### Work to complete
Output a verbatim copy of the data, cut off after the line that contains "from bokeh.resources import INLINE".

### Information provided
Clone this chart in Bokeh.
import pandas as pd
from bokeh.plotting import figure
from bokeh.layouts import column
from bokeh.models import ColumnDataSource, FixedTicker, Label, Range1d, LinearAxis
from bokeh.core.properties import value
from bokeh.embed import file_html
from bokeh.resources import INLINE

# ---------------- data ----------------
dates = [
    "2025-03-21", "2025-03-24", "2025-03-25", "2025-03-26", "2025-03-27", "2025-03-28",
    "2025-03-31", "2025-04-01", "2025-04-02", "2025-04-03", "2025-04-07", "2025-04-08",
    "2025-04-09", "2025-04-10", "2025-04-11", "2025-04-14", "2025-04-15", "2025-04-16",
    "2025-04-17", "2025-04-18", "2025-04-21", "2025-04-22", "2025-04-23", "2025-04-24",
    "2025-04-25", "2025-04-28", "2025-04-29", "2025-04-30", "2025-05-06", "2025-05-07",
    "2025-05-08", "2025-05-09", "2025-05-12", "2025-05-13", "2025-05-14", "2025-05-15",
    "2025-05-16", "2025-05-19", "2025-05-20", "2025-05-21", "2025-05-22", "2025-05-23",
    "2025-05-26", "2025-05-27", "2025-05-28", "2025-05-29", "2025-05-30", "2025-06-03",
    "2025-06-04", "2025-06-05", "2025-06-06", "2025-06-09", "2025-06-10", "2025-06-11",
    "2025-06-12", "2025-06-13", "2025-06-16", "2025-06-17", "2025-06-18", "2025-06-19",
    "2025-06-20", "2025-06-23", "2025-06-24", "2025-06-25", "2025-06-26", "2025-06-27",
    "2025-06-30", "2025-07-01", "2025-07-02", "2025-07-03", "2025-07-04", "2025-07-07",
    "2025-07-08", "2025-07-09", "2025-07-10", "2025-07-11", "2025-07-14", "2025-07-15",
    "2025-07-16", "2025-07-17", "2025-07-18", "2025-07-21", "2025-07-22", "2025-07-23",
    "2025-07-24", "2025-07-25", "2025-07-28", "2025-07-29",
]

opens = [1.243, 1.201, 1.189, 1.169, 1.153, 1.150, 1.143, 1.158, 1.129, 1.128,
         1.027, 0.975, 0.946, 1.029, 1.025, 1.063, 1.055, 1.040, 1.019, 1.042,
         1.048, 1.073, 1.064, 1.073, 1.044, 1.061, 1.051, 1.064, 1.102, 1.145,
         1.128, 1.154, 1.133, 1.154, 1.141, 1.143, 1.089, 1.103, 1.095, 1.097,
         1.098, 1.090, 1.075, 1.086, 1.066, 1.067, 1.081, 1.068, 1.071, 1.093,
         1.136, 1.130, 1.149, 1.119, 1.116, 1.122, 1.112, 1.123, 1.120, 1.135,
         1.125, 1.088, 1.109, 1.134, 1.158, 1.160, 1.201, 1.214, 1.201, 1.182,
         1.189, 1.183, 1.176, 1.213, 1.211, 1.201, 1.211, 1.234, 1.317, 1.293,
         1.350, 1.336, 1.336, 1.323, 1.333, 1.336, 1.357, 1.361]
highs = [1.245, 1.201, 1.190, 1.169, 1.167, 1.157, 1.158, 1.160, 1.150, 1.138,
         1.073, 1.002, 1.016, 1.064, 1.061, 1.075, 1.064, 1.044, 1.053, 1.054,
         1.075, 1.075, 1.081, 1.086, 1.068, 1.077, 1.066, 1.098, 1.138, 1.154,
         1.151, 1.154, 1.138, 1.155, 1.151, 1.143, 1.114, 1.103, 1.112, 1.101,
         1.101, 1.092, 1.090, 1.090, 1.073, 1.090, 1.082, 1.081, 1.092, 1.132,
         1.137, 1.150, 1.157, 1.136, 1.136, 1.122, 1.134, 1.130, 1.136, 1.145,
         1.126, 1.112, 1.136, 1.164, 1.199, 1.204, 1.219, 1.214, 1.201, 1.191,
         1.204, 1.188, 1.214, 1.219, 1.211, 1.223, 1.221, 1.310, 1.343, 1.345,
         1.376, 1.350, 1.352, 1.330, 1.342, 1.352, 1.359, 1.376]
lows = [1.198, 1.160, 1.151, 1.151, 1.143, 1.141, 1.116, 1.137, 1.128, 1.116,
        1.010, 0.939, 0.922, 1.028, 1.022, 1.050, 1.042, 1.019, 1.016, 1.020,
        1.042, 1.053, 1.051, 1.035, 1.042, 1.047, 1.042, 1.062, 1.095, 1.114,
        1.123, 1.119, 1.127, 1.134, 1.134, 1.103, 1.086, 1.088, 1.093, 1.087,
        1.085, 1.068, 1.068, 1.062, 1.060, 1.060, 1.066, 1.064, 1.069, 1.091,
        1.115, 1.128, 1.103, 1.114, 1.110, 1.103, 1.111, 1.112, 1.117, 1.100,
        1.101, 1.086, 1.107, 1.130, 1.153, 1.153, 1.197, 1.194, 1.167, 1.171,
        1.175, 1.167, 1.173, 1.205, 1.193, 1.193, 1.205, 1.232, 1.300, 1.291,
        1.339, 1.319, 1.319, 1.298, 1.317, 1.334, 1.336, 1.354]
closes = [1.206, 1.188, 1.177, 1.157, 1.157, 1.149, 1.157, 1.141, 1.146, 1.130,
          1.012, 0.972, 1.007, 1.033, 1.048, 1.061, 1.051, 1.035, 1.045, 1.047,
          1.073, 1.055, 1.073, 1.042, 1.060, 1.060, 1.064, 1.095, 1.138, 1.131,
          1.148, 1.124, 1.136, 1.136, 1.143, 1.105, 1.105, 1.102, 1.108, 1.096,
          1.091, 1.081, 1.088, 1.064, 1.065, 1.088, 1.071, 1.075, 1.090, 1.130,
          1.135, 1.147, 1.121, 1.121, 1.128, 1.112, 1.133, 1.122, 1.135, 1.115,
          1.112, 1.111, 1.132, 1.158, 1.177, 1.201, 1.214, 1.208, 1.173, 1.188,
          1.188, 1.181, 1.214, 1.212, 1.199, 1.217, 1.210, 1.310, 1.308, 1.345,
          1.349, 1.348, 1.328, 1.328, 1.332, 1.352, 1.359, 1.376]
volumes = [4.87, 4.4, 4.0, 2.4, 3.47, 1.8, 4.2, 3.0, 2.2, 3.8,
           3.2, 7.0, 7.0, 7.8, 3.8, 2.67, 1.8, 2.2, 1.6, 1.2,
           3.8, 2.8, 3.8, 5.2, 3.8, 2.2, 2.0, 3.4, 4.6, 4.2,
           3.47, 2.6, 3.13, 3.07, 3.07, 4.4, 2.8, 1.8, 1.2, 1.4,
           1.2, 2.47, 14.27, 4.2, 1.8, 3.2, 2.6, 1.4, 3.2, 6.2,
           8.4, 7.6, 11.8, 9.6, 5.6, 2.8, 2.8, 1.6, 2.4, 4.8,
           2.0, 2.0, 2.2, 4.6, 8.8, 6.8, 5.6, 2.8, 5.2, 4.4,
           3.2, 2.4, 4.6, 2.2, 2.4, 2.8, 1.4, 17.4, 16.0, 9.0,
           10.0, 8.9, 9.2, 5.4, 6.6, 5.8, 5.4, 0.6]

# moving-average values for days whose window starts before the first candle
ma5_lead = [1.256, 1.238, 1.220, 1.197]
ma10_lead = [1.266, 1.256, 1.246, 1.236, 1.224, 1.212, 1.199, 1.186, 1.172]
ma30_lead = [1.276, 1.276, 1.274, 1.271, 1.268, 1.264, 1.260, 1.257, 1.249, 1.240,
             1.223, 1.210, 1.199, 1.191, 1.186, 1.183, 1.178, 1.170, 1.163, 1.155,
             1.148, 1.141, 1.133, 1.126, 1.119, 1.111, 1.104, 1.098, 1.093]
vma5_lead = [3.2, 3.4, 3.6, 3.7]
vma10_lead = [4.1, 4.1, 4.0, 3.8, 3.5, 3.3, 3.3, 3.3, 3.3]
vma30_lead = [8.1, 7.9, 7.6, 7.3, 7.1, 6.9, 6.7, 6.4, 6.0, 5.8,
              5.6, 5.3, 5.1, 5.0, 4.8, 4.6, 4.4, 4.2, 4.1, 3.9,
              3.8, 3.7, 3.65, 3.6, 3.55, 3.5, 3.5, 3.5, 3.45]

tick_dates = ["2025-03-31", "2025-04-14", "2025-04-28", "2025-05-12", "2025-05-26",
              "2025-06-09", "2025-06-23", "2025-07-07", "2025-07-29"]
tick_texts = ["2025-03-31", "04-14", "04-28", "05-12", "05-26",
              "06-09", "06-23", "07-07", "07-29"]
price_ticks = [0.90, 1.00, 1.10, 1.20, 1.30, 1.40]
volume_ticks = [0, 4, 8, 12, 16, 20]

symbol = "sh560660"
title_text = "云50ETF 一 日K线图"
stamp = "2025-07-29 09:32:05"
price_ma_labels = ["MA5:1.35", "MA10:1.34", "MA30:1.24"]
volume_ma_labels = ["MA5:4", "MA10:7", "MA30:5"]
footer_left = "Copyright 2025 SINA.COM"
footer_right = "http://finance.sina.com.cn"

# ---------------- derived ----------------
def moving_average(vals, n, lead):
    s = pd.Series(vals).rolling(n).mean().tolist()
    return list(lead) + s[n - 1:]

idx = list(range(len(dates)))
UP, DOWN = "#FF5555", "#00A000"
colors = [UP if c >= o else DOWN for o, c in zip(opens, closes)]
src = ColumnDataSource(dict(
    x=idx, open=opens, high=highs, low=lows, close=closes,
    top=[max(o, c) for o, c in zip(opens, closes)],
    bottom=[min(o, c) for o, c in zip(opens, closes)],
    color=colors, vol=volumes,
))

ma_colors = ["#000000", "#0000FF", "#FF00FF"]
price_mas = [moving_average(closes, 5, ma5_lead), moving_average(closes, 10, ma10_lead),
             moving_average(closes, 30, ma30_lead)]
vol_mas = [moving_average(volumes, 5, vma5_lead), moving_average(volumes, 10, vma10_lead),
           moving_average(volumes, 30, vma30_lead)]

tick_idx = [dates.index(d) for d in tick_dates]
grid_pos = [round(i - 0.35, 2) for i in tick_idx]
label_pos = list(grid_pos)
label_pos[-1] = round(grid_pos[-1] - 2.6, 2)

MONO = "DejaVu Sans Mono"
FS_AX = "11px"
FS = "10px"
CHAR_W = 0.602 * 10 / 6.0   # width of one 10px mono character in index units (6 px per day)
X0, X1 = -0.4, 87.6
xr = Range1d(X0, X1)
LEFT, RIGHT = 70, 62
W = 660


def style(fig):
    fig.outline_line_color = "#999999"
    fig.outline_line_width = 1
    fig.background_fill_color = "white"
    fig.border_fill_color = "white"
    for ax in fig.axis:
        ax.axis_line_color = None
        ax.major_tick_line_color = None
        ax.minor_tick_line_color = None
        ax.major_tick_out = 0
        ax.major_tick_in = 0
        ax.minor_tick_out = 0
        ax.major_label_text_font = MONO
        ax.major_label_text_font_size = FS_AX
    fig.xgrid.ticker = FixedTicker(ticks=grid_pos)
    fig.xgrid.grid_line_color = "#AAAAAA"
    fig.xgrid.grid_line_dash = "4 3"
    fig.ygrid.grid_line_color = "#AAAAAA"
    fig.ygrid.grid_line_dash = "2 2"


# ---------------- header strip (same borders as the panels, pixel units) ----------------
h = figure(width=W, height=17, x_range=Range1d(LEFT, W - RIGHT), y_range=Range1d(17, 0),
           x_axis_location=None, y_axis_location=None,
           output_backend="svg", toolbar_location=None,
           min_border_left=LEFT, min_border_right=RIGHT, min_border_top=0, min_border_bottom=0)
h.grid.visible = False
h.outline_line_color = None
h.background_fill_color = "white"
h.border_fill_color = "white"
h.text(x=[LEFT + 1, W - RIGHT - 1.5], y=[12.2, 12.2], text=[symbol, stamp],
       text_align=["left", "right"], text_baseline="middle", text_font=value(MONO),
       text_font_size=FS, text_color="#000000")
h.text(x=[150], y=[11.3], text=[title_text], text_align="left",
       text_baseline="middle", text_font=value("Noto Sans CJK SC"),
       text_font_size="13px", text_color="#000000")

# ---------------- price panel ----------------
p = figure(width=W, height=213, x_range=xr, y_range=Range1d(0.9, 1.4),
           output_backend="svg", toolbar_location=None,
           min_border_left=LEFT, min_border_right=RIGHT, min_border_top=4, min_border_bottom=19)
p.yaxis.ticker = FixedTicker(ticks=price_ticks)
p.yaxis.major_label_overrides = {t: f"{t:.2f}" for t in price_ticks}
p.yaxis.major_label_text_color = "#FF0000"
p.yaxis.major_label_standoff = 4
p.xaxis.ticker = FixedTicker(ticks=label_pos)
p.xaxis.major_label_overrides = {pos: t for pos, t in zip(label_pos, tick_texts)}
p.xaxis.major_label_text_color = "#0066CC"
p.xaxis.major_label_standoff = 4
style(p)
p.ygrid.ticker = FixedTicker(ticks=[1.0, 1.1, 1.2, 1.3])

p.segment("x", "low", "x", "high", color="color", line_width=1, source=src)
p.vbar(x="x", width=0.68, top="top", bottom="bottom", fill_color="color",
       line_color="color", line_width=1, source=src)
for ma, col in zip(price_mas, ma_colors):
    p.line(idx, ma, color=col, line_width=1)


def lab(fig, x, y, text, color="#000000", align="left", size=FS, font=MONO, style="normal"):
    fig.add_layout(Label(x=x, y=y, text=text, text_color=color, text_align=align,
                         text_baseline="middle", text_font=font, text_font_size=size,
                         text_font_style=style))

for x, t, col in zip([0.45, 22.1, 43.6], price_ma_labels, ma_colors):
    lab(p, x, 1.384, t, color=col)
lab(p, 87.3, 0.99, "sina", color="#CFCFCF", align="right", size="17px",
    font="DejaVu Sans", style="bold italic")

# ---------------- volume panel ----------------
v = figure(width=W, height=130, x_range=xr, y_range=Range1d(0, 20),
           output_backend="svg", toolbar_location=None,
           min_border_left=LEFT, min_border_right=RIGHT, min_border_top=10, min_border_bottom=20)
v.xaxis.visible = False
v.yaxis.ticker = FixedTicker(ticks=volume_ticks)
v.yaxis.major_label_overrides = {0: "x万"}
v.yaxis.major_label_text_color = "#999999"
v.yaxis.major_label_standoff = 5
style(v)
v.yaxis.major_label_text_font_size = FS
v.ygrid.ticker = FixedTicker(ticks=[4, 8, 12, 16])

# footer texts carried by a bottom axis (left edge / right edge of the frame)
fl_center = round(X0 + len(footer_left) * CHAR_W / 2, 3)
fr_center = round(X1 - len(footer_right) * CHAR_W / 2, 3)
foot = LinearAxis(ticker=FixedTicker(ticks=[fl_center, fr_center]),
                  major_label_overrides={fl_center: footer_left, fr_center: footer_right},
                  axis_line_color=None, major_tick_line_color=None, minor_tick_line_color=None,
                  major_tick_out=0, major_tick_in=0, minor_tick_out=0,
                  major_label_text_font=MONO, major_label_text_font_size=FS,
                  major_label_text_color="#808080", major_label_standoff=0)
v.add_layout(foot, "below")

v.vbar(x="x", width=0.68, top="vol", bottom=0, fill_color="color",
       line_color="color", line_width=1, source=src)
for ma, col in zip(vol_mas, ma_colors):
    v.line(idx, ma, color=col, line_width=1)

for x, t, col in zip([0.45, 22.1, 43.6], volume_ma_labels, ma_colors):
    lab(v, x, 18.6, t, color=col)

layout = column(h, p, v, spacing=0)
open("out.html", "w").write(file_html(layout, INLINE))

### Output below
Clone this chart in Bokeh.
import pandas as pd
from bokeh.plotting import figure
from bokeh.layouts import column
from bokeh.models import ColumnDataSource, FixedTicker, Label, Range1d, LinearAxis
from bokeh.core.properties import value
from bokeh.embed import file_html
from bokeh.resources import INLINE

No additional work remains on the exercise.